Retype every line from the start of the data down to and including the line with "var vennCounts = [283, 640, 424];". Skip the pictures.

====== Data block ======

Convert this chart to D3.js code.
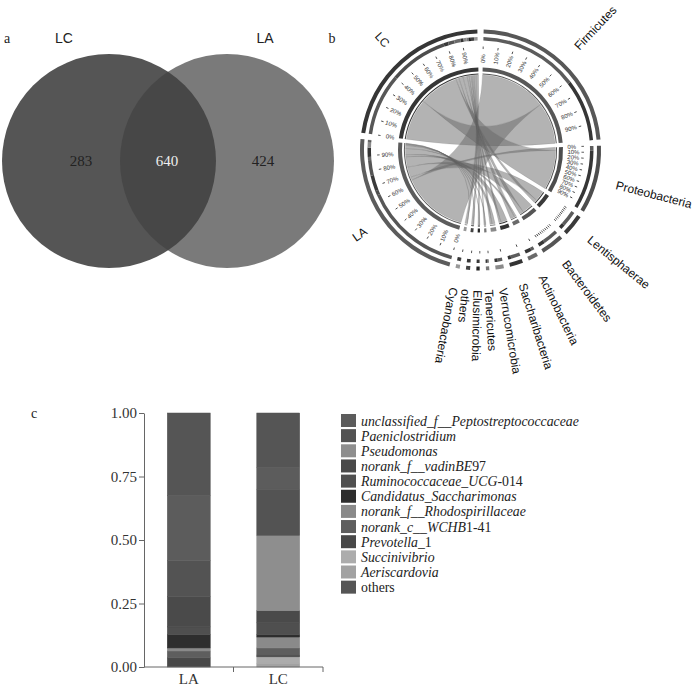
<!DOCTYPE html>
<html>
<head>
<meta charset="utf-8">
<script src="https://cdn.jsdelivr.net/npm/d3@7"></script>
<style>
body { margin: 0; background: #fff; }
</style>
</head>
<body>
<div id="chart"></div>
<script>
// panel a: venn
var vennSets = ["LC", "LA"];
var vennCounts = [283, 640, 424]; // LC only, shared, LA only

// panel b: circos, relative abundance (%) of each phylum per sample
var phyla = ["Firmicutes", "Proteobacteria", "Lentisphaerae", "Bacteroidetes", "Actinobacteria",
	"Saccharibacteria", "Verrucomicrobia", "Tenericutes", "Elusimicrobia", "others", "Cyanobacteria"];
var samples = ["LA", "LC"];
var phylumLA = [64, 3, 10, 10, 2, 6, 3, 0.8, 0.5, 0.5, 0.2];
var phylumLC = [40, 38, 3, 4, 4, 2, 2, 1.2, 1.5, 2, 2.3];
var sectorColors = ["#575757", "#4d4d4d", "#3a3a3a", "#555555", "#6a6a6a", "#333333",
	"#8a8a8a", "#777777", "#222222", "#444444", "#999999", "#5c5c5c", "#363636"];
var tickPct = [0, 10, 20, 30, 40, 50, 60, 70, 80, 90];

// panel c: genus composition
var genera = ["unclassified_f__Peptostreptococcaceae", "Paeniclostridium", "Pseudomonas",
	"norank_f__vadinBE97", "Ruminococcaceae_UCG-014", "Candidatus_Saccharimonas",
	"norank_f__Rhodospirillaceae", "norank_c__WCHB1-41", "Prevotella_1", "Succinivibrio",
	"Aeriscardovia", "others"];
var genusColors = ["#5c5c5c", "#535353", "#8e8e8e", "#4a4a4a", "#4f4f4f", "#2e2e2e",
	"#8a8a8a", "#5e5e5e", "#484848", "#acacac", "#a2a2a2", "#555555"];
var barSamples = ["LA", "LC"];
var genusLA = [0.257, 0.142, 0.0, 0.119, 0.031, 0.052, 0.012, 0.027, 0.036, 0.0, 0.0, 0.324];
var genusLC = [0.086, 0.182, 0.296, 0.048, 0.047, 0.009, 0.043, 0.028, 0.007, 0.025, 0.015, 0.214];
var yTicks = [0, 0.25, 0.5, 0.75, 1];

var sans = "'Liberation Sans', Arial, sans-serif";
var serif = "'Liberation Serif', 'Times New Roman', serif";

var svg = d3.select("#chart").append("svg")
	.attr("width", 700)
	.attr("height", 685);

// ---------- a ----------
var venn = svg.append("g");
var r = 107, cy = 161;
var cx = d3.scaleOrdinal().domain(vennSets).range([109, 227]);

venn.append("circle").attr("cx", cx("LC")).attr("cy", cy).attr("r", r).attr("fill", "#555555");
venn.append("circle").attr("cx", cx("LA")).attr("cy", cy).attr("r", r)
	.attr("fill", "#414141").attr("fill-opacity", 0.7);

var numX = [81, 167, 263];
venn.selectAll(".num")
	.data(vennCounts)
	.enter().append("text")
	.attr("class", "num")
	.attr("x", function(d, i) { return numX[i]; })
	.attr("y", cy + 5)
	.attr("text-anchor", "middle")
	.attr("font-family", serif)
	.attr("font-size", 15)
	.attr("fill", function(d, i) { return i == 1 ? "#eeeeee" : "#222"; })
	.text(function(d) { return d; });

venn.selectAll(".setname")
	.data(vennSets)
	.enter().append("text")
	.attr("x", function(d) { return d == "LC" ? 64 : 265; })
	.attr("y", 43)
	.attr("text-anchor", "middle")
	.attr("font-family", sans)
	.attr("font-size", 14)
	.attr("fill", "#222")
	.text(function(d) { return d; });

[["a", 7, 43], ["b", 332, 43], ["c", 34, 418]].forEach(function(p) {
	svg.append("text").attr("x", p[1]).attr("y", p[2])
		.attr("text-anchor", "middle")
		.attr("font-family", serif).attr("font-size", 14).attr("fill", "#222")
		.text(p[0]);
});

// ---------- b ----------
var names = phyla.concat(samples);
var n = names.length;
var matrix = names.map(function() { return d3.range(n).map(function() { return 0; }); });
phyla.forEach(function(p, i) {
	matrix[i][n - 2] = matrix[n - 2][i] = phylumLA[i];
	matrix[i][n - 1] = matrix[n - 1][i] = phylumLC[i];
});

var pad = 3 * Math.PI / 180;
var chords = d3.chord().padAngle(pad)(matrix);
var offDeg = 1.5;
var toDeg = function(a) { return a * 180 / Math.PI + offDeg; };

var circ = svg.append("g").attr("transform", "translate(480.5,150)");
var rot = circ.append("g").attr("transform", "rotate(" + offDeg + ")");

rot.append("g").selectAll("path")
	.data(chords)
	.enter().append("path")
	.attr("d", d3.ribbon().radius(75))
	.attr("fill", "#676767")
	.attr("fill-opacity", 0.5)
	.attr("stroke", "#555")
	.attr("stroke-opacity", 0.35)
	.attr("stroke-width", 0.4);

var groups = chords.groups;

rot.append("g").selectAll("path")
	.data(groups)
	.enter().append("path")
	.attr("d", d3.arc().innerRadius(78.5).outerRadius(82.5))
	.attr("fill", function(d) { return sectorColors[d.index]; });

rot.append("g").selectAll("path")
	.data(groups)
	.enter().append("path")
	.attr("d", d3.arc().innerRadius(75.6).outerRadius(76.6))
	.attr("fill", function(d) { return sectorColors[d.index]; });

// ring A: share of each partner inside a sector
var ends = [];
chords.forEach(function(c) {
	ends.push({index: c.source.index, partner: c.target.index, startAngle: c.source.startAngle, endAngle: c.source.endAngle});
	ends.push({index: c.target.index, partner: c.source.index, startAngle: c.target.startAngle, endAngle: c.target.endAngle});
});
rot.append("g").selectAll("path")
	.data(ends)
	.enter().append("path")
	.attr("d", d3.arc().innerRadius(109.5).outerRadius(113))
	.attr("fill", function(d) { return sectorColors[d.partner]; });

// ring B: sector colour
rot.append("g").selectAll("path")
	.data(groups)
	.enter().append("path")
	.attr("d", d3.arc().innerRadius(116.5).outerRadius(120.5))
	.attr("fill", function(d) { return sectorColors[d.index]; });

// ticks and percentage labels
var tickData = [];
groups.forEach(function(g) {
	var a = d3.scaleLinear().domain([0, 100]).range([g.startAngle, g.endAngle]);
	var span = (g.endAngle - g.startAngle) * 180 / Math.PI;
	var list = span >= 10 ? tickPct : [0];
	list.forEach(function(t) {
		tickData.push({deg: toDeg(a(t)), pct: t, label: span > 15});
	});
});

var ticks = circ.append("g").selectAll("g")
	.data(tickData)
	.enter().append("g")
	.attr("transform", function(d) { return "rotate(" + (d.deg - 90) + ")"; });

ticks.append("line")
	.attr("x1", 101).attr("x2", 103.5)
	.attr("stroke", "#333").attr("stroke-width", 0.8);

ticks.filter(function(d) { return d.label; })
	.append("text")
	.attr("x", function(d) { return d.deg < 180 ? 87 : -87; })
	.attr("dy", "0.35em")
	.attr("transform", function(d) { return d.deg < 180 ? null : "rotate(180)"; })
	.attr("text-anchor", function(d) { return d.deg < 180 ? "start" : "end"; })
	.attr("font-family", sans)
	.attr("font-size", 6)
	.attr("fill", "#333")
	.text(function(d) { return d.pct + "%"; });

// sector names (bottom ones keep reading downward)
var flip = 200;
circ.append("g").selectAll("text")
	.data(groups)
	.enter().append("text")
	.each(function(d) { d.mid = toDeg((d.startAngle + d.endAngle) / 2); })
	.attr("transform", function(d) {
		return "rotate(" + (d.mid - 90) + ")translate(140,0)" + (d.mid < flip ? "" : "rotate(180)");
	})
	.attr("dy", "0.35em")
	.attr("text-anchor", function(d) { return d.mid < flip ? "start" : "end"; })
	.attr("font-family", sans)
	.attr("font-size", 12)
	.attr("fill", "#111")
	.text(function(d) { return names[d.index]; });

// ---------- c ----------
var stackKeys = genera.slice(0, -1).reverse().concat(["others"]); // bottom: Aeriscardovia ... top: others
var rows = barSamples.map(function(s, si) {
	var row = {sample: s};
	genera.forEach(function(g, gi) { row[g] = (si == 0 ? genusLA : genusLC)[gi]; });
	return row;
});
var series = d3.stack().keys(stackKeys)(rows);

var x = d3.scaleBand().domain(barSamples).range([144, 323]);
var y = d3.scaleLinear().domain([0, 1]).range([667, 413]);
var bw = x.bandwidth() * 0.48;

var bars = svg.append("g");
bars.selectAll("g")
	.data(series)
	.enter().append("g")
	.attr("fill", function(d) { return genusColors[genera.indexOf(d.key)]; })
	.attr("stroke", function(d) { return genusColors[genera.indexOf(d.key)]; })
	.attr("stroke-width", 0.5)
	.selectAll("rect")
	.data(function(d) { return d; })
	.enter().append("rect")
	.attr("x", function(d) { return x(d.data.sample) + (x.bandwidth() - bw) / 2; })
	.attr("y", function(d) { return y(d[1]); })
	.attr("width", bw)
	.attr("height", function(d) { return y(d[0]) - y(d[1]); });

var yAxis = svg.append("g")
	.attr("transform", "translate(144,0)")
	.call(d3.axisLeft(y).tickValues(yTicks).tickFormat(d3.format(".2f")).tickSize(5).tickPadding(2).tickSizeOuter(0));
yAxis.selectAll("text").attr("font-family", serif).attr("font-size", 15).attr("fill", "#333");
yAxis.selectAll("line, path").attr("stroke", "#666");

var xAxis = svg.append("g").attr("transform", "translate(0,667)");
xAxis.append("line").attr("x1", 144).attr("x2", 323).attr("stroke", "#666");
xAxis.selectAll(".tk")
	.data(barSamples)
	.enter().append("line")
	.attr("x1", function(d) { return x(d) + x.bandwidth(); })
	.attr("x2", function(d) { return x(d) + x.bandwidth(); })
	.attr("y2", 5)
	.attr("stroke", "#666");
xAxis.selectAll(".lb")
	.data(barSamples)
	.enter().append("text")
	.attr("x", function(d) { return x(d) + x.bandwidth() / 2; })
	.attr("y", 16.5)
	.attr("text-anchor", "middle")
	.attr("font-family", serif).attr("font-size", 15).attr("fill", "#333")
	.text(function(d) { return d; });

// legend
var legend = svg.append("g").attr("transform", "translate(341,414)");
var item = legend.selectAll("g")
	.data(genera)
	.enter().append("g")
	.attr("transform", function(d, i) { return "translate(0," + (i * 15.15) + ")"; });
item.append("rect")
	.attr("width", 15).attr("height", 13)
	.attr("fill", function(d, i) { return genusColors[i]; });
item.append("text")
	.attr("x", 20).attr("y", 11.5)
	.attr("font-family", serif).attr("font-size", 13.8).attr("fill", "#222")
	.each(function(d) {
		var t = d3.select(this);
		if (d == "others") { t.text(d); return; }
		var m = d.match(/^([^\d-]*)(.*)$/);
		t.append("tspan").attr("font-style", "italic").text(m[1]);
		if (m[2]) t.append("tspan").text(m[2]);
	});
</script>
</body>
</html>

======

• **The answer**:
Convert this chart to D3.js code.
<!DOCTYPE html>
<html>
<head>
<meta charset="utf-8">
<script src="https://cdn.jsdelivr.net/npm/d3@7"></script>
<style>
body { margin: 0; background: #fff; }
</style>
</head>
<body>
<div id="chart"></div>
<script>
// panel a: venn
var vennSets = ["LC", "LA"];
var vennCounts = [283, 640, 424]; // LC only, shared, LA only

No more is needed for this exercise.